Fernandez doesn’t just dabble in different hobbies.

Seriously picking up the guitar within the last year, Fernandez went into the Tuning Fork — a downtown Harrisonburg music repair shop — for a few lessons with owner Sean Waddington, a Harrisonburg musician.

“It was like her second or third lesson and I had to go up front to help a customer,” Waddington said. “I heard her back here singing and I stopped in my tracks. I ran back here and I was like, ‘Keep doing that.’”

Fernandez said her first “real” performance was busking on the cold front stoop of the Tuning Fork, which Waddington said he encouraged her to do.

Taking Dolly Parton’s fearless words to heart, Fernandez said she began playing on the cold sidewalk. As she did, the day and the people walking by just melted away, and it was only her and her guitar.

“When I am performing, there is nothing else in the world I would rather be doing,” Fernandez said.

A senior graphic design major at JMU, Fernandez said she broke out of the campus bubble by visiting the open mic night at Clementine Café in downtown.

There, she said she met local musicians Rebecca Porter, a country singer-songwriter who released debut EP “Prime Rainbow Conditions” in February, and Charlottesville-based producer, musician and songwriter Ryan Garst, and she began to admire Appalachian music traditions, too.

“It’s a different kind of beauty,” Fernandez said. “The more that I listen to (artists who perform) country, folk and Americana based on the Appalachian tradition, the more I feel like I was meant to be here to get that taste of it.”

In addition to Waddington, Fernandez said the other artists have taken her under their wings, introducing her to other local artists and supporting her as a musician as she’s gone on to perform at the Golden Pony and Brothers Craft Brewing Co., among other venues in town.

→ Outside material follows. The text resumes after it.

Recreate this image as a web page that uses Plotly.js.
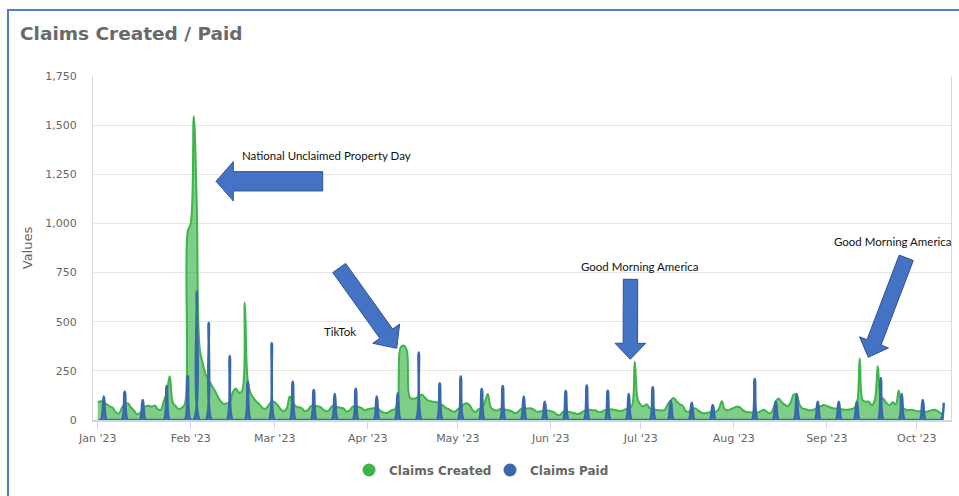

Fernandez’s graphic designs can also be seen on signage outside of the Tuning Fork, where she volunteers occasionally, just to learn more about music.

Along with becoming a music industry graphic designer, Fernandez’s goals for the coming years are clear.

“To keep working hard and to proudly represent my heritage and my family,” Fernandez said. “And to be a force to reckon with in country music.”

Then, she turned to wrap up her cover of Marc Cohn’s 1991 soulful soft rock song, “Walking in Memphis.”